___ DATA EXCERPTS
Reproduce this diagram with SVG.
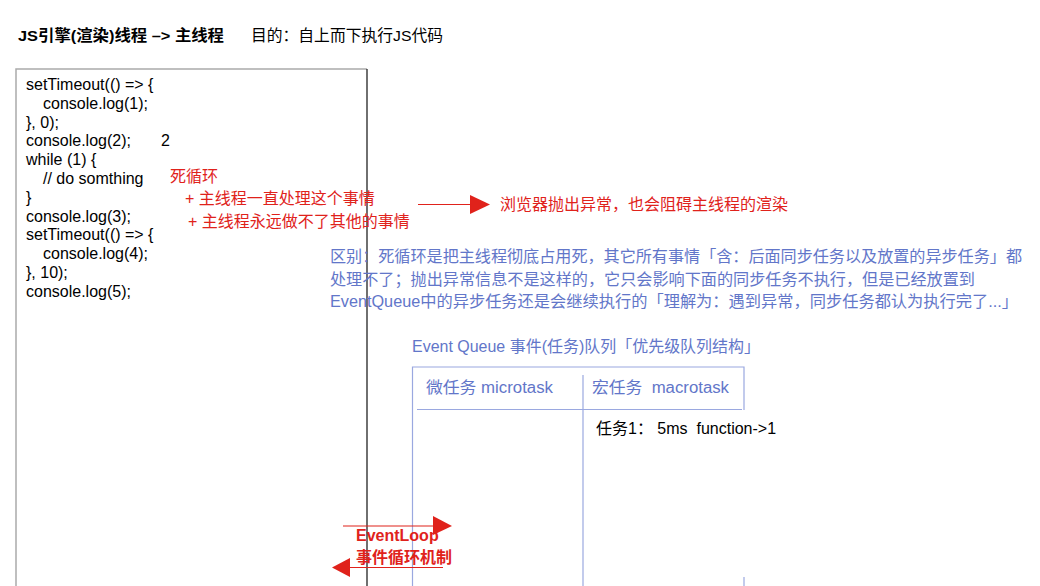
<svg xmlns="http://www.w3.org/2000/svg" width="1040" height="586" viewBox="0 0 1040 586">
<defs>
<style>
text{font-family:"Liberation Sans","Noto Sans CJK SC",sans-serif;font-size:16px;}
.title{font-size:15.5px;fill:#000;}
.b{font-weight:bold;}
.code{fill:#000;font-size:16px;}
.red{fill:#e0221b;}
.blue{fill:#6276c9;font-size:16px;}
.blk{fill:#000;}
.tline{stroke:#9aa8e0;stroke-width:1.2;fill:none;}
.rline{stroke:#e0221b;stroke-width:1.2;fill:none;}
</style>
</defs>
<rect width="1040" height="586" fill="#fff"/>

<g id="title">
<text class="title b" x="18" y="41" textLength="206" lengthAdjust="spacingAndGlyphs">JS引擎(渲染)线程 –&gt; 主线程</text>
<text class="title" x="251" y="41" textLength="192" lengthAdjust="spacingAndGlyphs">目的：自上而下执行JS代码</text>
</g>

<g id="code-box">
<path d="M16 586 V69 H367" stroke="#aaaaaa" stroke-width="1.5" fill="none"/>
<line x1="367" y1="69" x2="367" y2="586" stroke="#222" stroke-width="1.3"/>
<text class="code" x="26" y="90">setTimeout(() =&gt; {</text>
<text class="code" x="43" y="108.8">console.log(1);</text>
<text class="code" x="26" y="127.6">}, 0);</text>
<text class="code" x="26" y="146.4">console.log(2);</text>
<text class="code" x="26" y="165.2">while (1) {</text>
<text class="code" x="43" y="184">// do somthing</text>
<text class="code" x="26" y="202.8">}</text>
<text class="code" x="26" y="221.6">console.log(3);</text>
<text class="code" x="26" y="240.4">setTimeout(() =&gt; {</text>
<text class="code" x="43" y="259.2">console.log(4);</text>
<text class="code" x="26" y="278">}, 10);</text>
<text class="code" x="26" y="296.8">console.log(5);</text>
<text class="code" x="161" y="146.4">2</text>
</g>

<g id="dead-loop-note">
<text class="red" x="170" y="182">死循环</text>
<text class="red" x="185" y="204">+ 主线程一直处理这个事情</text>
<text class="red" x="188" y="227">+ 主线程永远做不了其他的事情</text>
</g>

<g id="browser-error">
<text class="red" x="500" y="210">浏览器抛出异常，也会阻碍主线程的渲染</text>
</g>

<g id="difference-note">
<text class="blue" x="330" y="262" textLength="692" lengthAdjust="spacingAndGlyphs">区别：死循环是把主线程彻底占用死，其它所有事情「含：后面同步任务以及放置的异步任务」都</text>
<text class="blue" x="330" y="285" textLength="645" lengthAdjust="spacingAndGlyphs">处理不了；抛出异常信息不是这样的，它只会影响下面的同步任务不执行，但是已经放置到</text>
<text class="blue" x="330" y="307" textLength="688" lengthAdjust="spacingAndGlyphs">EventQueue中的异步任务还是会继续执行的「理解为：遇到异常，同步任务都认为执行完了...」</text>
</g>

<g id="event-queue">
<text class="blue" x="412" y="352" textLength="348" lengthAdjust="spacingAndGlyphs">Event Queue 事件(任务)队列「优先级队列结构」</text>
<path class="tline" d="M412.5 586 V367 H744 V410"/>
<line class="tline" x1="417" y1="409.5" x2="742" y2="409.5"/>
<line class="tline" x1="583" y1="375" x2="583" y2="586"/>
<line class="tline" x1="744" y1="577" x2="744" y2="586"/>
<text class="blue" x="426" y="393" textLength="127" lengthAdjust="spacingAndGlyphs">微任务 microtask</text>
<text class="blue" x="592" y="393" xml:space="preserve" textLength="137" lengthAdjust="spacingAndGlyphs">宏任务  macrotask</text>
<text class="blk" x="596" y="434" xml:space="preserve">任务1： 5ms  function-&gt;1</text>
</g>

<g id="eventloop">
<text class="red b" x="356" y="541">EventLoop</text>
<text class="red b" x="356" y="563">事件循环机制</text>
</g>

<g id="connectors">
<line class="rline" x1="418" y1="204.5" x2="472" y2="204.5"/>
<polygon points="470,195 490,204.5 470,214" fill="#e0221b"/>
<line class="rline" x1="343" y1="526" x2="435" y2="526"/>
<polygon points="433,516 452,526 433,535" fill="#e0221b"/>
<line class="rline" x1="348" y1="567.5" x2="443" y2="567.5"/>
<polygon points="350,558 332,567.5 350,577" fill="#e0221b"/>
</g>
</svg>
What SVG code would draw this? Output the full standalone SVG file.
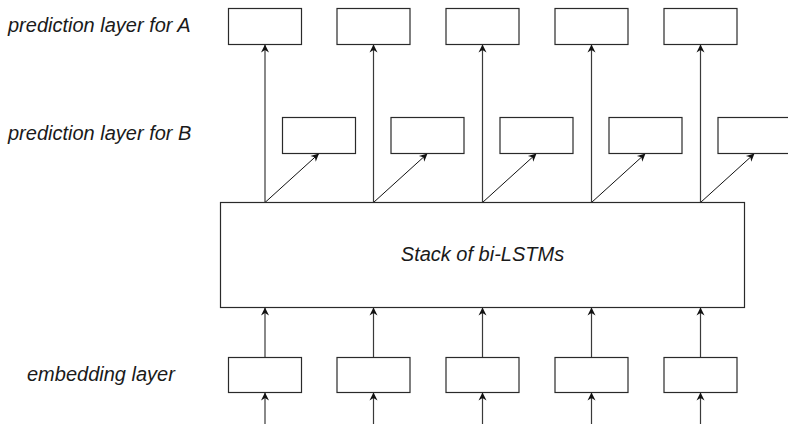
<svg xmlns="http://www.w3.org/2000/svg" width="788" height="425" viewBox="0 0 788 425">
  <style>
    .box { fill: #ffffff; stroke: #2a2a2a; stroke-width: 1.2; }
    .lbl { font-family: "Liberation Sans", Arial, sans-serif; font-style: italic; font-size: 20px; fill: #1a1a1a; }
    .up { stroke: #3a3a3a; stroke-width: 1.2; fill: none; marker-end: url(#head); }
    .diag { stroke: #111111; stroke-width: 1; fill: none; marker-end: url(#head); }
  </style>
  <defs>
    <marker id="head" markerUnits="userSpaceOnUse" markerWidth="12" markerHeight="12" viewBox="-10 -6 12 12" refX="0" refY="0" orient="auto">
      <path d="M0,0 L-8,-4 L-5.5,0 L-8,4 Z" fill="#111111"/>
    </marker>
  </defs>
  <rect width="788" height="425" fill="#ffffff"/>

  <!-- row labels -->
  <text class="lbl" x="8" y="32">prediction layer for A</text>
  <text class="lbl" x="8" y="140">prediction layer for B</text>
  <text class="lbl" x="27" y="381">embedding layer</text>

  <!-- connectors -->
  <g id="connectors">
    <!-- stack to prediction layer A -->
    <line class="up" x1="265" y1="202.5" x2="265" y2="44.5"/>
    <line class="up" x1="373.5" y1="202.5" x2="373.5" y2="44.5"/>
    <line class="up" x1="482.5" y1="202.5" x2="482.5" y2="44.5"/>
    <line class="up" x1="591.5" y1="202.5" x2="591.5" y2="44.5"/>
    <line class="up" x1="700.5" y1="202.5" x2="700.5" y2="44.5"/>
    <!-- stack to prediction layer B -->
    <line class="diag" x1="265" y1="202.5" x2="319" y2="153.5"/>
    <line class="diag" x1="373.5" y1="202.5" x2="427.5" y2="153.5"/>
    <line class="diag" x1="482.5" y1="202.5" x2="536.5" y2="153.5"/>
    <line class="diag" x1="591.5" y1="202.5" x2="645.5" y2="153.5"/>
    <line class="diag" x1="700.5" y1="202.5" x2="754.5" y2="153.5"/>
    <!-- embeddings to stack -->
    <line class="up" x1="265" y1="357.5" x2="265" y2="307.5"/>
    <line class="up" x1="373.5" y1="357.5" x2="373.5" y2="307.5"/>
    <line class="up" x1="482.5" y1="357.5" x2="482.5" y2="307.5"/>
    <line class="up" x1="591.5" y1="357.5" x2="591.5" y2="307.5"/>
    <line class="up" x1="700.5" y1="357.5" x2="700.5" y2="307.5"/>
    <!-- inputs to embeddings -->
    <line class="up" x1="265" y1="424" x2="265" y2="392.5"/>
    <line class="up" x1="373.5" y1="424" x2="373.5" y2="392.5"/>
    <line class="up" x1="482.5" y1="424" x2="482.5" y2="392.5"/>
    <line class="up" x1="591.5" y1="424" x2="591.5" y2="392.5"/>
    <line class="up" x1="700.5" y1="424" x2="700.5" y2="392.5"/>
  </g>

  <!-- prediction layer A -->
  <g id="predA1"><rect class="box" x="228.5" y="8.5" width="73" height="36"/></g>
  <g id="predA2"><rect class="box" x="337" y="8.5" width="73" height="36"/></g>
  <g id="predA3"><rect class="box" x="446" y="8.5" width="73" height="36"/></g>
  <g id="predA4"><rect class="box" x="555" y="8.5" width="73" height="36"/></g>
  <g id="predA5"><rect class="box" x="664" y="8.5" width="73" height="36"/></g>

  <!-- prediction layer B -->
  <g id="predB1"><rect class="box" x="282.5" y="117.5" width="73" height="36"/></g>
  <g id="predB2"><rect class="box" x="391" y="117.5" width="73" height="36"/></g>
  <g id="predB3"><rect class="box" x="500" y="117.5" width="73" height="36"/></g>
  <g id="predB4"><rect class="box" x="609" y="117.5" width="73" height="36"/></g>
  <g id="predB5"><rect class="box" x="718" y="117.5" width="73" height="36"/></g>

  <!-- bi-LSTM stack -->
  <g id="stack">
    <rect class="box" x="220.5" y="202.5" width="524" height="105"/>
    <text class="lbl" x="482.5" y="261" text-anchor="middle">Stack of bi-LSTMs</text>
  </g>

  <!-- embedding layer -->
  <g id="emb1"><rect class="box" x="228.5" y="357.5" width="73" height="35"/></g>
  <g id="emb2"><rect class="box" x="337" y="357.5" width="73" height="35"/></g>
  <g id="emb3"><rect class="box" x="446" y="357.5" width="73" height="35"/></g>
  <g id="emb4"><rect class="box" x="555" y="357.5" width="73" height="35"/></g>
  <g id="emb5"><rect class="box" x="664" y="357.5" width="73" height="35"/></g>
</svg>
______
→ **EXERCISE DETAILS**: Using the material above, gather every line that includes "this".

→ **EXERCISE OUTPUT**:
Reproduce this diagram with SVG.
What SVG code would draw this? Output the full standalone SVG file.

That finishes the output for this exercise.